Last November he came down with a really bad "chest cold" that he just couldn't seem to shake. It got worse and worse until he ended up in the hospital nearly drowning in his own fluids. Turns out he had lung cancer. He's done all the things you do...chemo, radiation, etc. But he has a very aggressive and incurable type of lung cancer. There's no telling how much time he has left. But the way he looked tonight in the intensive care unit at the hospital, it didn't look like it was going to be long. In fact, in the pain and presence of mind he was in, I pray it isn't long.

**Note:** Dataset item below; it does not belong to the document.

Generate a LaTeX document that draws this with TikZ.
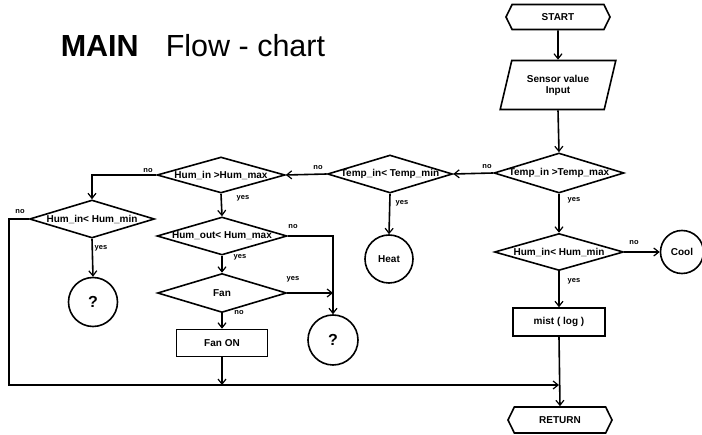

We enter into these partnerships with our siblings and the agreement is that we'll always love each other, even if we hate each other. We'll always be bound by blood and parentage and a string of memories we will never share with anyone else—memories from a time when we were too full of life to ever think of death. We're never ready for the day when those partnerships begin dissolving...or transforming into something less tangible. 

My siblings and I lost our parents young. My mother died when I was 21 and my father when I was 25. We're no strangers to loss. But you grow up knowing your parents will die someday. For some reason, you never think your siblings will die someday, too. One of us has to watch this happen five times. Is that a blessing or a curse?  

My brother John is 53. He has four children, including a young man he'll never get to see play high school football the way his father watched him play. I'm not sure what breaks my heart the most, but I'm pretty sure it's that. I do know he'll be there. The smell of cigarette smoke...or farts...will waft up suddenly in the stands for no apparent reason. And that will be how we'll know he's there. 

We make these partnerships for a lifetime. But they really never end, do they? They go on beyond anything we imagine. My belief tells me this is true, but the human part of me is heartbroken tonight over the inevitability of what's to come, whether it's days or weeks from now. What a blessing, though, that nothing has gone unspoken, and that no part of the partnership has been left unfulfilled.

Please hold my brother, his wife and their four children in your prayers over the coming days and weeks in hopes they may find peace and strength in their transition. Thank you.